Index fetching when value is covered

I am covering an object of which includes a list of tokens in a document.

Example:

{
“eC”: “N”,
“token”: [
“582868”
],
}

the majority of our use cases will only have one token, but we may have a few docs that consist of multiple(2).

in our index we are covering the field as such:
CREATE INDEX IDX_Dt ON BN(((distinct (token)))PARTITION BY hash(token) WITH { “defer_build”:true, “num_replica”:1, “num_partition”:32 }

in our query when I am trying to query over this data, for example grouping on token, the server is performing a fetch. the information does not seem to be in the index node. Is their a way to better define this index, or does the structure need to change for a better performing query? we are iterating over the data to get a result.

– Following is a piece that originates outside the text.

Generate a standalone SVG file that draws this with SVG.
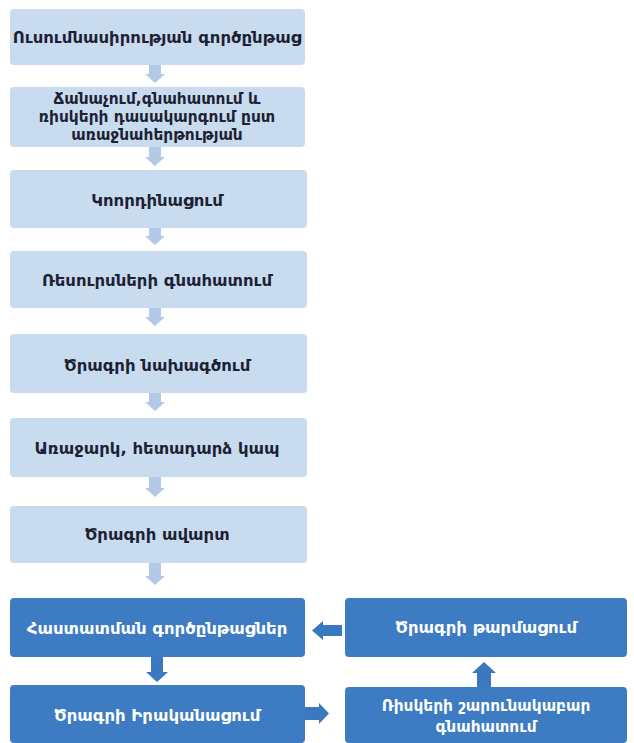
<svg xmlns="http://www.w3.org/2000/svg" width="634" height="743" viewBox="0 0 634 743">
<style>
.lb{fill:#c9dbee;}
.db{fill:#3d7cc2;}
.la{fill:#b4c9e5;}
.da{fill:#3a78bf;}
text{font-family:"DejaVu Sans","Noto Sans",sans-serif;font-weight:bold;font-size:16.5px;text-anchor:middle;dominant-baseline:central;}
text.sm{font-size:15.4px;}
.lt{fill:#1c2233;}
.dt{fill:#ffffff;}
</style>
<rect width="634" height="743" fill="#ffffff"/>
<g id="connectors">
<polygon class="la" points="149,65 161,65 161,74 165,74 155,83 145,74 149,74"/>
<polygon class="la" points="149,147 161,147 161,157 165,157 155,166 145,157 149,157"/>
<polygon class="la" points="149,228 161,228 161,236 165,236 155,245 145,236 149,236"/>
<polygon class="la" points="149,308 161,308 161,317 165,317 155,326 145,317 149,317"/>
<polygon class="la" points="149,393 161,393 161,402 165,402 155,411 145,402 149,402"/>
<polygon class="la" points="149,477 161,477 161,488 165,488 155,497 145,488 149,488"/>
<polygon class="la" points="149,563 161,563 161,576 165,576 155,585 145,576 149,576"/>
<polygon class="da" points="151,657 163,657 163,672 168,672 157,682 146,672 151,672"/>
<polygon class="da" points="342,625 342,636 323,636 323,640 312,630.5 323,621 323,625"/>
<polygon class="da" points="477,687 491,687 491,673 496,673 484,662 472,673 477,673"/>
<polygon class="da" points="305,707 319,707 319,703 329,713.5 319,724 319,720 305,720"/>
</g>
<g id="n1"><rect class="lb" x="10" y="9" width="295" height="56" rx="4"/><text class="lt" x="157" y="37">Ուսումնասիրության գործընթաց</text></g>
<g id="n2"><rect class="lb" x="10" y="87" width="295" height="60" rx="4"/><text class="lt sm" x="157" y="99">Ճանաչում,գնահատում և</text><text class="lt sm" x="157" y="117">ռիսկերի դասակարգում ըստ</text><text class="lt sm" x="157" y="135">առաջնահերթության</text></g>
<g id="n3"><rect class="lb" x="10" y="170" width="297" height="58" rx="4"/><text class="lt" x="157" y="200">Կոորդինացում</text></g>
<g id="n4"><rect class="lb" x="10" y="251" width="297" height="57" rx="4"/><text class="lt" x="157" y="280">Ռեսուրսների գնահատում</text></g>
<g id="n5"><rect class="lb" x="10" y="334" width="297" height="59" rx="4"/><text class="lt" x="157" y="365">Ծրագրի նախագծում</text></g>
<g id="n6"><rect class="lb" x="10" y="418" width="297" height="59" rx="4"/><text class="lt" x="157" y="448">Առաջարկ, հետադարձ կապ</text></g>
<g id="n7"><rect class="lb" x="10" y="506" width="297" height="57" rx="4"/><text class="lt" x="157" y="534">Ծրագրի ավարտ</text></g>
<g id="n8"><rect class="db" x="10" y="598" width="295" height="59" rx="4"/><text class="dt" x="157" y="628">Հաստատման գործընթացներ</text></g>
<g id="n9"><rect class="db" x="10" y="685" width="295" height="58" rx="4"/><text class="dt" x="157" y="715">Ծրագրի Իրականացում</text></g>
<g id="n10"><rect class="db" x="345" y="598" width="282" height="59" rx="4"/><text class="dt" x="486" y="627">Ծրագրի թարմացում</text></g>
<g id="n11"><rect class="db" x="345" y="687" width="282" height="56" rx="4"/><text class="dt sm" x="486" y="706">Ռիսկերի շարունակաբար</text><text class="dt sm" x="486" y="727">գնահատում</text></g>
</svg>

this is what the query looks like:

SELECT ARRAY tkn FOR tkn IN t.token WHEN tkn IN [ “cdafac6a” ] END AS acctToken, t COUNT(1) AS cnts
FROM BN AS t
WHERE ANY tkn in t.token SATISFIES tkn IN [“cdafac6a”] END
GROUP BY t.token;

This is not covered . Index has flattened array each as separate item.

As you mentioned you have only 1 or 2 in array
Use the following index, which makes it covered. Array stored as last key in the index as scalar make it cover.

CREATE INDEX  `IDX_Dt`  ON  `BN` (((distinct ( `token` )), `token`)
PARTITION BY hash( `token` ) WITH { “defer_build”:true, “num_replica”:1, “num_partition”:32 }

If you want count the each value how many times present across the documents you can do the following.

CREATE INDEX  ix1  ON  `BN` ( ALL token);
SELECT tk AS token, COUNT(1) AS cnts
FROM BN AS t
UNNEST t.token AS tk
WHERE tk IN ["cdafac6a", "xyz"]
GROUP BY tk;

Thanks for your response. That does seem to be much better in performance. But by what you wrote

"As you mentioned you have only 1 or 2 in array
Use the following index, which makes it covered. Array stored as last key in the index as scalar make it cover. "

CREATE INDEX  `IDX_Dt`  ON  `BN` (((distinct ( `token` )), `token`)
PARTITION BY hash( `token` ) WITH { “defer_build”:true, “num_replica”:1, “num_partition”:32 }

It seems like even if I have more than 2 elements because i am using the array as the last key even if I were to have a 3rd or 4th element or more in the array it would perform in the same manner and the index would be the same? Am I understanding correctly?

Number of elements doesn’t matter. The reason i mentioned Assume you have 10000 elements in array, storing such big array as part of index can make index ballon. You need to measure performance covers vs non-cover due to index record size

1 Like

Yup that is what we are in the process of doing. Thanks for the clarification and always timely responses! :+1::+1: